— BEGIN —

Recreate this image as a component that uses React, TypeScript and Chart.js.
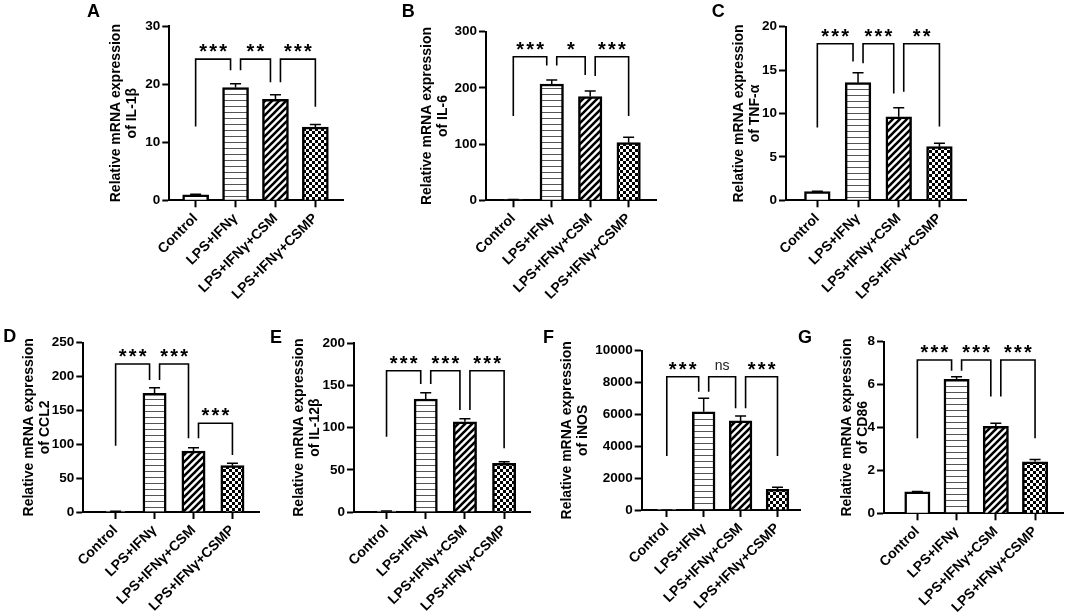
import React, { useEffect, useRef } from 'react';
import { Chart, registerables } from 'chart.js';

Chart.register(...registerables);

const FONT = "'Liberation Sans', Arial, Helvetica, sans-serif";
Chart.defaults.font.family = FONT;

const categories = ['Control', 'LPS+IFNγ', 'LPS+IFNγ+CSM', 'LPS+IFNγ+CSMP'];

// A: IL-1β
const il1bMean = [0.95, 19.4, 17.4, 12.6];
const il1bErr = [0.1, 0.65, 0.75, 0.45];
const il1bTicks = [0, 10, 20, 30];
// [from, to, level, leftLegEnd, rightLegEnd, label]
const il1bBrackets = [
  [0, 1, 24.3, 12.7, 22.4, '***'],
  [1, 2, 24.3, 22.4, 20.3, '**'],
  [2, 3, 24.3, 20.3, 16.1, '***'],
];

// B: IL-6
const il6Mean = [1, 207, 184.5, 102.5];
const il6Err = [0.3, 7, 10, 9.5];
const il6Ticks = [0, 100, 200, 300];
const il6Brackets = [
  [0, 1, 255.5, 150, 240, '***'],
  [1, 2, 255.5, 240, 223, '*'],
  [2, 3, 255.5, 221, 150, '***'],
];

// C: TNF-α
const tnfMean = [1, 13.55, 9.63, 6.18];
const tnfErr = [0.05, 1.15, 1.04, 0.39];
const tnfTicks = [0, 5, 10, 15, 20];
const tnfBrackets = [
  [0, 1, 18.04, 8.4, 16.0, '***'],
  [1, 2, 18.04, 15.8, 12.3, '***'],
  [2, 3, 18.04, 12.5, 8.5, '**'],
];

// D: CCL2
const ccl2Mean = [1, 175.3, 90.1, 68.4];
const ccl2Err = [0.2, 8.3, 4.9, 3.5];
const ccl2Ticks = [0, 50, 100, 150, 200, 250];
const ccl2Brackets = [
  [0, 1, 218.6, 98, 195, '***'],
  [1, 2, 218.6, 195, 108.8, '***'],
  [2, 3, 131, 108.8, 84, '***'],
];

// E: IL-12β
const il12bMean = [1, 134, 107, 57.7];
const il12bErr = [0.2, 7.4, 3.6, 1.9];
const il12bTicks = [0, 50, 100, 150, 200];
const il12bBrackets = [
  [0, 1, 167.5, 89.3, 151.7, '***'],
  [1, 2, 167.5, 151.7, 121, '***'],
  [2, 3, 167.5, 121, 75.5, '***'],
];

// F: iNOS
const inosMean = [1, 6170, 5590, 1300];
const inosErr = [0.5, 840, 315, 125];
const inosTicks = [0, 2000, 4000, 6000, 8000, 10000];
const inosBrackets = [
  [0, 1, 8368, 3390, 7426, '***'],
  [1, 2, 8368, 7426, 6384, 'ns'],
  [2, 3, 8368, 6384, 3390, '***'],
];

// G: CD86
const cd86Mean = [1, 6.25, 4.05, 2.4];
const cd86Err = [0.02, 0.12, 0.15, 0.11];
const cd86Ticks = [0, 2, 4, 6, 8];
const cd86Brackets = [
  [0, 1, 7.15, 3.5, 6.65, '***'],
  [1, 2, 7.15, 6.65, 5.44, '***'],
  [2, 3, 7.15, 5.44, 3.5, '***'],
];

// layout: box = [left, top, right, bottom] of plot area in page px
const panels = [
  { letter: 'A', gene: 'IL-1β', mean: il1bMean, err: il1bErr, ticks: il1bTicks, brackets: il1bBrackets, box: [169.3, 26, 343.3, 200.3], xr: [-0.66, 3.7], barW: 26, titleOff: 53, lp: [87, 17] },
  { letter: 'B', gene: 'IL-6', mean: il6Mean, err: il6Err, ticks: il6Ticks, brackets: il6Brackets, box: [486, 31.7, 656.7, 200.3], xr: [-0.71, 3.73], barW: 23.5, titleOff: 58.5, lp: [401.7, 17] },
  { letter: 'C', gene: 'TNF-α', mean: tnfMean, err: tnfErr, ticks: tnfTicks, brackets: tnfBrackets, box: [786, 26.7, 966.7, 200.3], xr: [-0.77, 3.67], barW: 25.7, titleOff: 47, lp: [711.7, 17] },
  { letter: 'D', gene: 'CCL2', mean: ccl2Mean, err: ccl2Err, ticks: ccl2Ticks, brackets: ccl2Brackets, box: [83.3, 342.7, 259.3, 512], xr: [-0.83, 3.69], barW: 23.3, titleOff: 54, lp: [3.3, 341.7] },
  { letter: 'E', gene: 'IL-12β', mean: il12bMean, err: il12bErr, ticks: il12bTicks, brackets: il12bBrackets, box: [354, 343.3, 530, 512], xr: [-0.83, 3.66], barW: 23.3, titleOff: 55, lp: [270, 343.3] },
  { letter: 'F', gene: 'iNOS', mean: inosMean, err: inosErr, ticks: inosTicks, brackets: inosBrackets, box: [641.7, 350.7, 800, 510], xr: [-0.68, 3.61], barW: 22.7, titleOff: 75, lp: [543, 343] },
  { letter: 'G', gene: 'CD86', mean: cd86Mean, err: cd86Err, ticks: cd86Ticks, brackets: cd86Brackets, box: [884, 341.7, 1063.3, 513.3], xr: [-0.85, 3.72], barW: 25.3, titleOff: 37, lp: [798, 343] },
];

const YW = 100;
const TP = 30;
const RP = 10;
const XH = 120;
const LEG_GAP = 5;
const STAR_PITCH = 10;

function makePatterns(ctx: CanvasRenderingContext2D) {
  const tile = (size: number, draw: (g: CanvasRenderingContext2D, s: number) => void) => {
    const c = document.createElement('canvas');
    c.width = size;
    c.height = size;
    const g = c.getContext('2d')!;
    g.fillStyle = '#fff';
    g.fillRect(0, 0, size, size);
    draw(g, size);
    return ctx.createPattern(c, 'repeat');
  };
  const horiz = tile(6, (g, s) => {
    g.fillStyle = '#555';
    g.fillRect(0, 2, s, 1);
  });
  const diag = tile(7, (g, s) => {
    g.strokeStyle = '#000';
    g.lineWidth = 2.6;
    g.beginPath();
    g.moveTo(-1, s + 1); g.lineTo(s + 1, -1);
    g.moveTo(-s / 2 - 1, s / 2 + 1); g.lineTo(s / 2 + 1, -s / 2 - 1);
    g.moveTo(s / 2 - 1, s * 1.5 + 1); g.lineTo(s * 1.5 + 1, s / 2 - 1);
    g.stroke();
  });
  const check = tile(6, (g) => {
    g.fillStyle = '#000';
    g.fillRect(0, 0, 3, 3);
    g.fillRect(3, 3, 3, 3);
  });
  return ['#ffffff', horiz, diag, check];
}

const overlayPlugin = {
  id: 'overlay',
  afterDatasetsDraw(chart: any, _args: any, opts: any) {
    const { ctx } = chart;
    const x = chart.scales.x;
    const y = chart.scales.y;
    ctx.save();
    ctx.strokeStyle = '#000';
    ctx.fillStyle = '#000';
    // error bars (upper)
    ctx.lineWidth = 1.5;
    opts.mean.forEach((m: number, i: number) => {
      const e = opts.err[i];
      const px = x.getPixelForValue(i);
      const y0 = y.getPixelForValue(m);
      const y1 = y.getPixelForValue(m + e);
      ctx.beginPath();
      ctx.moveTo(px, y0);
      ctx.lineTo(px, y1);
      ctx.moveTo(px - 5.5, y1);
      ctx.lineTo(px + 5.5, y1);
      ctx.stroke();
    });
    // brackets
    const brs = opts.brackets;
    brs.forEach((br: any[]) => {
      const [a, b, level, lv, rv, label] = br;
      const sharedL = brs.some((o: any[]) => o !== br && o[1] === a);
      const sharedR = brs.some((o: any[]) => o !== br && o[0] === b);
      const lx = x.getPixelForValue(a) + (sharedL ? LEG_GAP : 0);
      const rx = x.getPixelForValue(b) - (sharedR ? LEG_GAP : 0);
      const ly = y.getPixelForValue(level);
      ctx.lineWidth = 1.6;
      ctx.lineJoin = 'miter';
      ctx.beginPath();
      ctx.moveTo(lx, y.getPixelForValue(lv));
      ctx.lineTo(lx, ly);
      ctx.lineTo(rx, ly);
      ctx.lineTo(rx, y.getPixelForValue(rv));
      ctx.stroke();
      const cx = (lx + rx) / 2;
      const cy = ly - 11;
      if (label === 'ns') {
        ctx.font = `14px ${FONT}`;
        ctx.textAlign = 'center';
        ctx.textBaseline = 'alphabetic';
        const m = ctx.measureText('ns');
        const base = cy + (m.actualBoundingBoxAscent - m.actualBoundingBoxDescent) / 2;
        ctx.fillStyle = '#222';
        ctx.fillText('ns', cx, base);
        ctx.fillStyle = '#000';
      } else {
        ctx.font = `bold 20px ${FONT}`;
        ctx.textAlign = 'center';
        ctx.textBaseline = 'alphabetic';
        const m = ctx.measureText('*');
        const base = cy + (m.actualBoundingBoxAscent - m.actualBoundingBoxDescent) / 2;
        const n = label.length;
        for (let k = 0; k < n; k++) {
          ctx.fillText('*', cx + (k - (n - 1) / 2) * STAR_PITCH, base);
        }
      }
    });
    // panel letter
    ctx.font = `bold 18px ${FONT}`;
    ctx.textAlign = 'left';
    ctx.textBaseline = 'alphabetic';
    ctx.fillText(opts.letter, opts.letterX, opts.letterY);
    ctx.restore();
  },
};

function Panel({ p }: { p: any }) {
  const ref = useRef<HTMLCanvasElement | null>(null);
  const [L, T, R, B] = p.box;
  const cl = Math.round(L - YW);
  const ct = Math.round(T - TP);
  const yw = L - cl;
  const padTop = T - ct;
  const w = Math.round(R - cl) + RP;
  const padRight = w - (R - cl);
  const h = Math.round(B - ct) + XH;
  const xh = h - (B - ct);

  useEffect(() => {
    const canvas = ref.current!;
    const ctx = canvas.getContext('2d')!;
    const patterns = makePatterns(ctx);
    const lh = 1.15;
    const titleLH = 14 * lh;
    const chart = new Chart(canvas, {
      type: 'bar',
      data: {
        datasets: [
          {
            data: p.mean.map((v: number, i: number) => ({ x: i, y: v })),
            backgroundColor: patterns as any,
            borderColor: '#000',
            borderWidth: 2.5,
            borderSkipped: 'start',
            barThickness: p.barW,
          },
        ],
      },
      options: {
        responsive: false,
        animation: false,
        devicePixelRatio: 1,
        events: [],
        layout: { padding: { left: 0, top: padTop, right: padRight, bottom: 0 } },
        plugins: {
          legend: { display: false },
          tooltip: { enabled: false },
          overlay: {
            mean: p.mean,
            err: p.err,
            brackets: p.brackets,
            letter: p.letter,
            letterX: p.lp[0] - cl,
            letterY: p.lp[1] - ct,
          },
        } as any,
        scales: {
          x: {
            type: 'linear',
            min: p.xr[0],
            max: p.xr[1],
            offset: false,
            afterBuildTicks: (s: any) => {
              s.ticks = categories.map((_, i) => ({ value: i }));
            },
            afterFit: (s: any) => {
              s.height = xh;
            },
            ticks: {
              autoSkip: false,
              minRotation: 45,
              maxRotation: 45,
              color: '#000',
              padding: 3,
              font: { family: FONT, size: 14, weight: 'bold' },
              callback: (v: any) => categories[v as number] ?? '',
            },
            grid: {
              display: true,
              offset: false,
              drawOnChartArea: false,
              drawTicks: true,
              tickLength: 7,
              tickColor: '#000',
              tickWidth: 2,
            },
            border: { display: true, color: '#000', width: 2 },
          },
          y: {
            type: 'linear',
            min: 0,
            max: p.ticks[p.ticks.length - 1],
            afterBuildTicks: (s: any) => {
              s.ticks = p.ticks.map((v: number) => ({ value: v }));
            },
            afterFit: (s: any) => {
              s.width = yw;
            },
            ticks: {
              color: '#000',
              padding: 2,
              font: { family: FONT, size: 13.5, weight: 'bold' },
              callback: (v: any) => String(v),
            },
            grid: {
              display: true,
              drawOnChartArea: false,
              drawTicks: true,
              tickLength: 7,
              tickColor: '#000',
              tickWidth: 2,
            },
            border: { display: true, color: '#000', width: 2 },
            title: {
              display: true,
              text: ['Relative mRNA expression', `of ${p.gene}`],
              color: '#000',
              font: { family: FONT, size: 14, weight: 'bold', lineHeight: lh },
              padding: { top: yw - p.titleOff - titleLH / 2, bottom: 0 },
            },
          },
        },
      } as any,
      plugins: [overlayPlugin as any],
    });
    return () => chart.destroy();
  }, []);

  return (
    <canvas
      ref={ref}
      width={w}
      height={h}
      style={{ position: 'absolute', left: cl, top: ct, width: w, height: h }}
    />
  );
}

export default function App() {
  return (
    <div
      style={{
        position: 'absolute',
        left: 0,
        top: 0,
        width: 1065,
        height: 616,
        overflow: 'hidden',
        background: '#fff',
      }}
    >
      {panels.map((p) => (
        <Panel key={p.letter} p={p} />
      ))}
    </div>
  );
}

— END —

• [EXERCISE GOAL]
From the first line above to the line containing "['Control', 'LPS+IFNγ', 'LPS+IFNγ+CSM', 'LPS+IFNγ+CSMP'];", repeat each line exactly. Pictures stay out.

• [SOLUTION FOR THIS TASK]
Recreate this image as a component that uses React, TypeScript and Chart.js.
import React, { useEffect, useRef } from 'react';
import { Chart, registerables } from 'chart.js';

Chart.register(...registerables);

const FONT = "'Liberation Sans', Arial, Helvetica, sans-serif";
Chart.defaults.font.family = FONT;

const categories = ['Control', 'LPS+IFNγ', 'LPS+IFNγ+CSM', 'LPS+IFNγ+CSMP'];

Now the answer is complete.